Professional sports leagues, from the NFL to Major League Baseball, are making a colossal mistake if they think gambling will boost their declining attendance. Changing Yankee Stadium from “The House that Ruth Built” to “The Casino that Gamers Built” is not a way to fill seats in a ballpark.
It was nearly a century ago when professional baseball saved its sport by taking a strong stance against betting on the World Series, and college basketball did likewise in the 1950s. But future scandals seem inevitable under the Supreme Court’s decision in may allowing nationwide wagering on sports.

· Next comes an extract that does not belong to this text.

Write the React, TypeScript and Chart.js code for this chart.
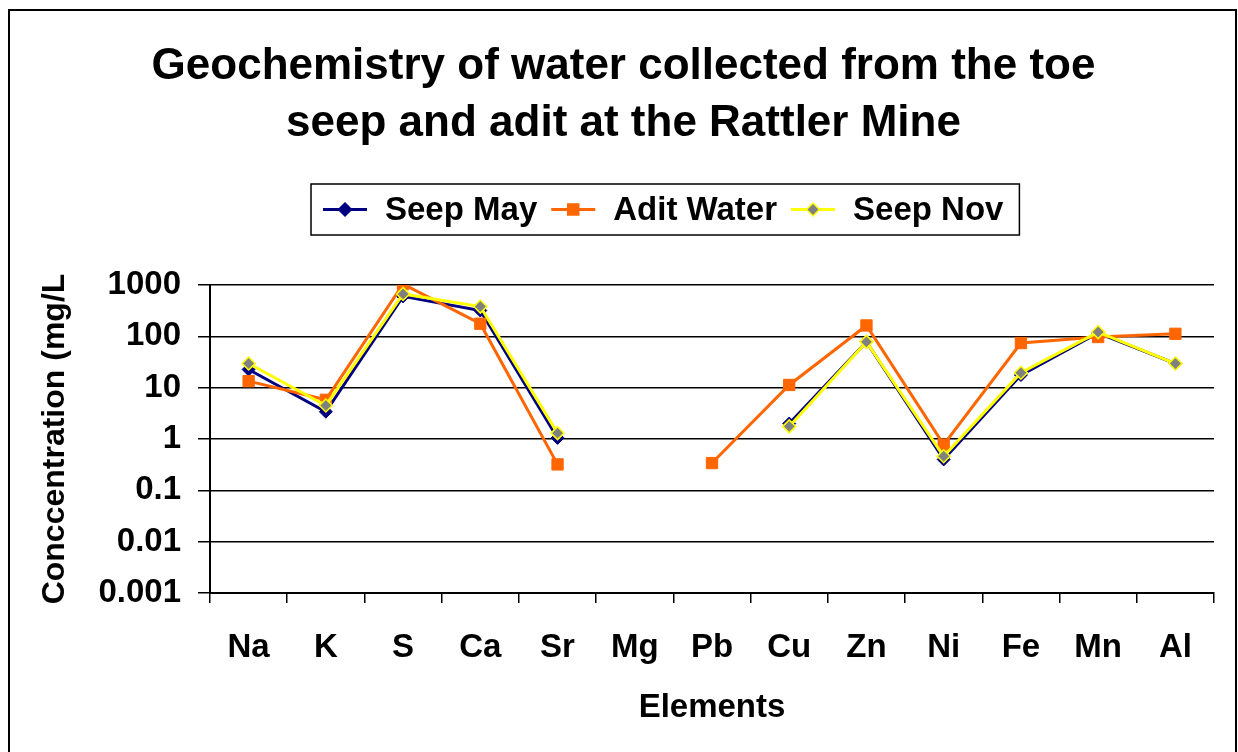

Attorney General Jeff Sessions should beef up enforcement of the Wire Act, which is a federal law enacted in 1961 to limit interstate betting. Professional and amateur sports are inherently interstate, and the Department of Justice should announce that it will enforce the Wire Act to shut down all attempts to ramp up betting on interstate sports.
State legislatures should pass strong laws prohibiting betting in their states, and can do even more than that. States should require all the teams based in their jurisdictions to take affirmative steps to discourage wagering on games by fans.
Perhaps Justices on the Supreme Court thought they were doing something good for states’ rights, but what about states wanting to be free from the plague of gambling? Absent from the 49 pages of opinions of the Court was any observation that gambling is a vice, for which there is voluminous evidence about the enormous harm it causes to individuals and communities. Instead, the Court did selective research on the internet to paint an illusion that gambling somehow has a respectable history in our country.
The Court’s opinion epitomizes a “law without values” judicial philosophy, which is as morally bankrupt as it sounds. Justice Oliver Wendell Holmes, Jr., was a famous advocate of this approach a century ago, and it led to some dreadful rulings such as upholding the forced sterilization of a woman because she supposedly had a very low I.Q.
Hopefully Attorney General Sessions, state legislatures, and families themselves will stand up now against gambling. They have trump cards of their own they can play to halt sports gambling.